Il prefetto di Roma, Achille Serra (foto), ha auspicato una modifica dell'attuale normativa, sì che venga vietata la prostituzione per strada: sarebbero così evitate le insofferenze nei cittadini.
Dopo la videosorveglianza che, visto quanto viene proposto oggi, pare non sia servita a raggiungere l'obiettivo, continuano le richieste di provvedimenti che se non chiariti per bene corrono il rischio di essere solo tampone, e quindi con la caratteristica di rappresentare un costo per il contribuente e di essere inutili.
Cosa vuol dire «una normativa che vieti la prostituzione per strada»? Che sarebbe consentita altrove? E allora, perché il prefetto Serra non dice le cose in modo preciso, cioè legalizzazione della prostituzione? Cioè norme, diritti e doveri di chi fa il mestiere e di chi usufruisce di questi servizi. E il sottosegretario all'Interno Marcella Lucidi, che ha fatto sapere di voler portare la proposta in Consiglio dei ministri, intende anche lei legalizzarla?

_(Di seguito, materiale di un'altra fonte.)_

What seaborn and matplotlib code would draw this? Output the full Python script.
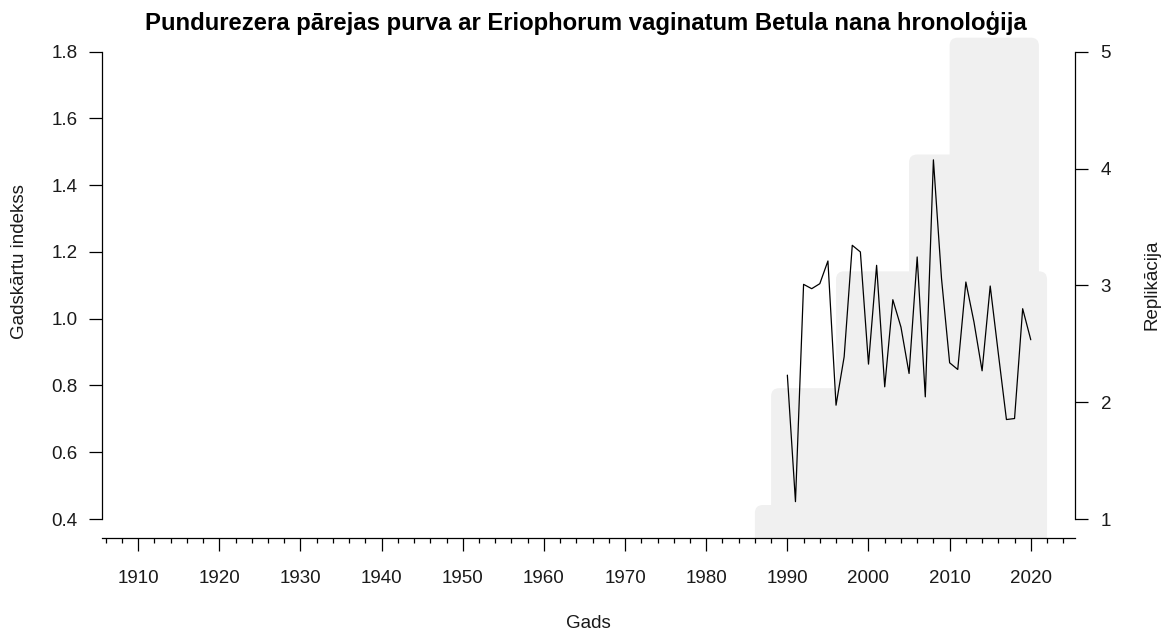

Se non è questo che il prefetto voleva dire, e non sono queste le intenzioni del sottosegretario, ho il timore che, per l'ennesima volta, ci si sarà riempita la bocca di buoni propositi presentati con la mascella dura del tutore dell'ordine e con l'autorevolezza di far parte di un Governo, ma che l'andazzo in materia non subirà alcuna modifica.
Se si continuerà ad affrontare la prostituzione solo in termini di ordine pubblico e quindi con la repressione, si continuerà a prendere iniziative nel solco di tutte quelle che sono state prese fino ad oggi da quando l'adescamento e' diventato prima reato (legge Merlin del 1958) e poi illecito amministrativo (dlgs 507/1999), ma che comunque non ha impedito che il sesso a pagamento costituisse uno dei maggiori business, insieme alle droghe illegali, della malavita organizzata.